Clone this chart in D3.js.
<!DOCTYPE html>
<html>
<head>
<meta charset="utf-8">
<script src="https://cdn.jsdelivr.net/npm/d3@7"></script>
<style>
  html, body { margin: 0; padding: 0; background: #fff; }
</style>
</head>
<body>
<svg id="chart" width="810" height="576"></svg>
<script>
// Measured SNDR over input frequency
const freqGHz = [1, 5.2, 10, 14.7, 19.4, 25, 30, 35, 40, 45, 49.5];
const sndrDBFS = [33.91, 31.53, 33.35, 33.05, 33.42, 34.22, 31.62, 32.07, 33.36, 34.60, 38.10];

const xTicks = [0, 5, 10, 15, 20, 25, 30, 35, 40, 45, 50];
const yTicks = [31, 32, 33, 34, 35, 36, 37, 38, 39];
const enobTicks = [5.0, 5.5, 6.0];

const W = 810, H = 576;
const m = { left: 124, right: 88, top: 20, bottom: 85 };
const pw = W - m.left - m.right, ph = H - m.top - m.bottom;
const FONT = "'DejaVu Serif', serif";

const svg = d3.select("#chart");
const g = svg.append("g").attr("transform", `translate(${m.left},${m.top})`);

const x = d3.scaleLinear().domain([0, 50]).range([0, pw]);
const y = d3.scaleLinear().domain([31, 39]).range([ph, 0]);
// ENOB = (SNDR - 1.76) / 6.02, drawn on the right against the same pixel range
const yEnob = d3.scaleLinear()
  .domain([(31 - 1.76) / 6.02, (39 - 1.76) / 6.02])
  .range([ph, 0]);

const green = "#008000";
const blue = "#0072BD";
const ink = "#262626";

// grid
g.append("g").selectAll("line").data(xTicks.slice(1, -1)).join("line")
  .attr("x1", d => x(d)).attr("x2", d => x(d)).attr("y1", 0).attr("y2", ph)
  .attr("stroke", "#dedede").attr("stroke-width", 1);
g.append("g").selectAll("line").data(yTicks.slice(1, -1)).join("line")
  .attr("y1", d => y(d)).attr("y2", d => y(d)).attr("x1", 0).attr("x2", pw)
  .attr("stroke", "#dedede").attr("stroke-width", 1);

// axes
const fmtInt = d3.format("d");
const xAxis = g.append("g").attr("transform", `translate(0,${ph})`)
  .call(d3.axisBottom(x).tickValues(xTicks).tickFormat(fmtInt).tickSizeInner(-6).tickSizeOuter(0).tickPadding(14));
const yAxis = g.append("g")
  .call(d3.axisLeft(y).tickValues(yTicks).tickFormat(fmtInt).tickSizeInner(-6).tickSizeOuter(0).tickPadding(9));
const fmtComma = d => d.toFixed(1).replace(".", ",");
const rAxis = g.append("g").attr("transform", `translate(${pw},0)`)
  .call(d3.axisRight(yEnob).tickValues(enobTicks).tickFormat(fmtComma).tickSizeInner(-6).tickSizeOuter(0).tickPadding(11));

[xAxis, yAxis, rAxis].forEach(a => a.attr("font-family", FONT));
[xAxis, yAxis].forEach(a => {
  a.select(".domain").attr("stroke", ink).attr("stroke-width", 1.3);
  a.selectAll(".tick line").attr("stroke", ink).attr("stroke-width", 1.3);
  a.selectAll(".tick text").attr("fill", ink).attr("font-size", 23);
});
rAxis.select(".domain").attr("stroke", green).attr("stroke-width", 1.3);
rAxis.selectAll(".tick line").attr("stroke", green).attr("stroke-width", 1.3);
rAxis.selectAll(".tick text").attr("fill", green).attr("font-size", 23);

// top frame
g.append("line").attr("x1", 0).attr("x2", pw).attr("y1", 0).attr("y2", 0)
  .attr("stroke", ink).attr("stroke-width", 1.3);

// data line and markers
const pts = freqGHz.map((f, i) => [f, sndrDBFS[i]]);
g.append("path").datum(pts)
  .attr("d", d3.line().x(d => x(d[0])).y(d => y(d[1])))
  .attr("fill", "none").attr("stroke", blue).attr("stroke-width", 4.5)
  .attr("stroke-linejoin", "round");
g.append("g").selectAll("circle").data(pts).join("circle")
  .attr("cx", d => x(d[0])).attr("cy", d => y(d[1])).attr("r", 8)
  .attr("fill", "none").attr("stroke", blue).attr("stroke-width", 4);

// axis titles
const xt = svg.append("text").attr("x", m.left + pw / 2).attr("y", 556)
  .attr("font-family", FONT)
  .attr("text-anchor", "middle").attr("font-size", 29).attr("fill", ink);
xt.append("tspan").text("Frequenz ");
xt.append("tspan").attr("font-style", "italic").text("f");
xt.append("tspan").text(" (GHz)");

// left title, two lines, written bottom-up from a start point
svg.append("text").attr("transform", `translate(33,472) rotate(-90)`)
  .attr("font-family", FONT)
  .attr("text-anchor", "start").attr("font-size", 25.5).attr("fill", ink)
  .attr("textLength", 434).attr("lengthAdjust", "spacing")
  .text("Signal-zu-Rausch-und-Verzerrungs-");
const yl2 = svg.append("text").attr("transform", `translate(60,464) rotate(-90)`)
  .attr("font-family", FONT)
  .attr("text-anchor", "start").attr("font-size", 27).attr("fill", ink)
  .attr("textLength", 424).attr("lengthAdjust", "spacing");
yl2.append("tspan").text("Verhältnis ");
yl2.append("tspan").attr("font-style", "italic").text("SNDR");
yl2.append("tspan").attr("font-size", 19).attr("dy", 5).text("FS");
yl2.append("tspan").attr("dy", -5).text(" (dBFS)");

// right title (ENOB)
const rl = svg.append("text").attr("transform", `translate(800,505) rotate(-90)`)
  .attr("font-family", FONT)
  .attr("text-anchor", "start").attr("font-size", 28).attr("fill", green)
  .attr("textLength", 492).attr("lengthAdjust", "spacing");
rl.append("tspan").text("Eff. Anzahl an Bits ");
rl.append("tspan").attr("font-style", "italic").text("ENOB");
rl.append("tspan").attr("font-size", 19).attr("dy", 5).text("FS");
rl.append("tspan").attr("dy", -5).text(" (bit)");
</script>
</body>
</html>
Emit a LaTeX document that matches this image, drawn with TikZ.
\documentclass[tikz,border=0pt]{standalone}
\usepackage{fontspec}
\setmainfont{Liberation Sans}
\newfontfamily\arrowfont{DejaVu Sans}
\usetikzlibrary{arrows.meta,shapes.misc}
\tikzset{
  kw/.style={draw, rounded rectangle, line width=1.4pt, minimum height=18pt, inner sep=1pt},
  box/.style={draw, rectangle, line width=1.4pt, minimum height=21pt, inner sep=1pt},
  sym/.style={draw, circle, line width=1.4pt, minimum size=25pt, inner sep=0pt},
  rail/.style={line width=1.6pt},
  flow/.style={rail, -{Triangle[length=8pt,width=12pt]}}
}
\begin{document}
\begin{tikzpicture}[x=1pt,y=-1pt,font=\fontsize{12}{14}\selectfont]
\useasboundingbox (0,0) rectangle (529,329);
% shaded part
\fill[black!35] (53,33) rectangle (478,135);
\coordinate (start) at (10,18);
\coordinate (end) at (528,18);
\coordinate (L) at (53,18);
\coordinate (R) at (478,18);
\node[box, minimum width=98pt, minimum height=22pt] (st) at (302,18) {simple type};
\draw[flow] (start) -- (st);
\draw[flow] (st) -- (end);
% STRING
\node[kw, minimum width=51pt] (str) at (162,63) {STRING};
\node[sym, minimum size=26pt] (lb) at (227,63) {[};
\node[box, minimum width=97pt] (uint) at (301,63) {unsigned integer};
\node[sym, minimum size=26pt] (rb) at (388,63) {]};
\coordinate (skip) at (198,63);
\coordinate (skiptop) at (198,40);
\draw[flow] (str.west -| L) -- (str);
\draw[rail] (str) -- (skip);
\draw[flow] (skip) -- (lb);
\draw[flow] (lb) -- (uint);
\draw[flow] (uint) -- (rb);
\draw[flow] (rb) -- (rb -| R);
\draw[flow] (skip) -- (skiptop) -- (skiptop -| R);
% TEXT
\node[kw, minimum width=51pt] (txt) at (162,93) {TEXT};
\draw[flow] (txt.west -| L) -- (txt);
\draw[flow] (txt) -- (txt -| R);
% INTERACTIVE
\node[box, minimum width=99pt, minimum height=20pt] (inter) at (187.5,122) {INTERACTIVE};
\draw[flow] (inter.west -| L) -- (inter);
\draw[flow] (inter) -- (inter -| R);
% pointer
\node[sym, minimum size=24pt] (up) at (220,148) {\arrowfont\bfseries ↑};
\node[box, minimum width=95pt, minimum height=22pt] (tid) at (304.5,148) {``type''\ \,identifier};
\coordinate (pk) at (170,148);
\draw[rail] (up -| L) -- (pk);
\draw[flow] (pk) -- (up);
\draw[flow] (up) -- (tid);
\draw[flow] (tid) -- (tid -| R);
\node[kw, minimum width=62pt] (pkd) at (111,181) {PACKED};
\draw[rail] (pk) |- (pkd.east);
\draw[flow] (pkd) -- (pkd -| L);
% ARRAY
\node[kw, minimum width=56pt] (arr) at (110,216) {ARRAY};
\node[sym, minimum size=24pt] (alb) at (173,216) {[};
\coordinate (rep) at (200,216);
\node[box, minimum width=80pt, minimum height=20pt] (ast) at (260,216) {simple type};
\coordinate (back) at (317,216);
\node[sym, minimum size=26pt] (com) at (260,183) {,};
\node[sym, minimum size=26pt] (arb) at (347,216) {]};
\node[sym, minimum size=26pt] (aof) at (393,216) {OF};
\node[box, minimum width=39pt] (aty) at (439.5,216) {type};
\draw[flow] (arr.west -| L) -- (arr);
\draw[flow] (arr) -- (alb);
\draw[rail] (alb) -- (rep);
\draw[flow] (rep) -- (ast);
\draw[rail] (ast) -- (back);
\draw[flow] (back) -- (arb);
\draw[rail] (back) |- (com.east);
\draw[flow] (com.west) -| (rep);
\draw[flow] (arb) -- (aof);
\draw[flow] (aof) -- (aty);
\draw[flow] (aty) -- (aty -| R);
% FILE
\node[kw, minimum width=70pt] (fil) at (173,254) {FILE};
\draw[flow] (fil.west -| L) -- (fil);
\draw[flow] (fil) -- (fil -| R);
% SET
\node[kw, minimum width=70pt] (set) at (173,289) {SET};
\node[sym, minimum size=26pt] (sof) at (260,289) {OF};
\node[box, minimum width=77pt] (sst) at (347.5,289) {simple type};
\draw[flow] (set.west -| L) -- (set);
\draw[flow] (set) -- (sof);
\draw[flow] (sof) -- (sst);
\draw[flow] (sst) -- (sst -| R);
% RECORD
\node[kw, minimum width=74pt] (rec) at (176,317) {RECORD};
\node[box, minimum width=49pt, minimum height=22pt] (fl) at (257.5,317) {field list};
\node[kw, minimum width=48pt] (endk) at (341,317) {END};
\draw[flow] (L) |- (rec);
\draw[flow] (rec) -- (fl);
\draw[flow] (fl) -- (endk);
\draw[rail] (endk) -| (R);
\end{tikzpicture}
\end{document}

+===+

# EXERCISE TASK
Quote, word for word, every line from the top of the entries through the line that holds "33.36, 34.60, 38.10];".

# PROBLEM SOLUTION
Clone this chart in D3.js.
<!DOCTYPE html>
<html>
<head>
<meta charset="utf-8">
<script src="https://cdn.jsdelivr.net/npm/d3@7"></script>
<style>
  html, body { margin: 0; padding: 0; background: #fff; }
</style>
</head>
<body>
<svg id="chart" width="810" height="576"></svg>
<script>
// Measured SNDR over input frequency
const freqGHz = [1, 5.2, 10, 14.7, 19.4, 25, 30, 35, 40, 45, 49.5];
const sndrDBFS = [33.91, 31.53, 33.35, 33.05, 33.42, 34.22, 31.62, 32.07, 33.36, 34.60, 38.10];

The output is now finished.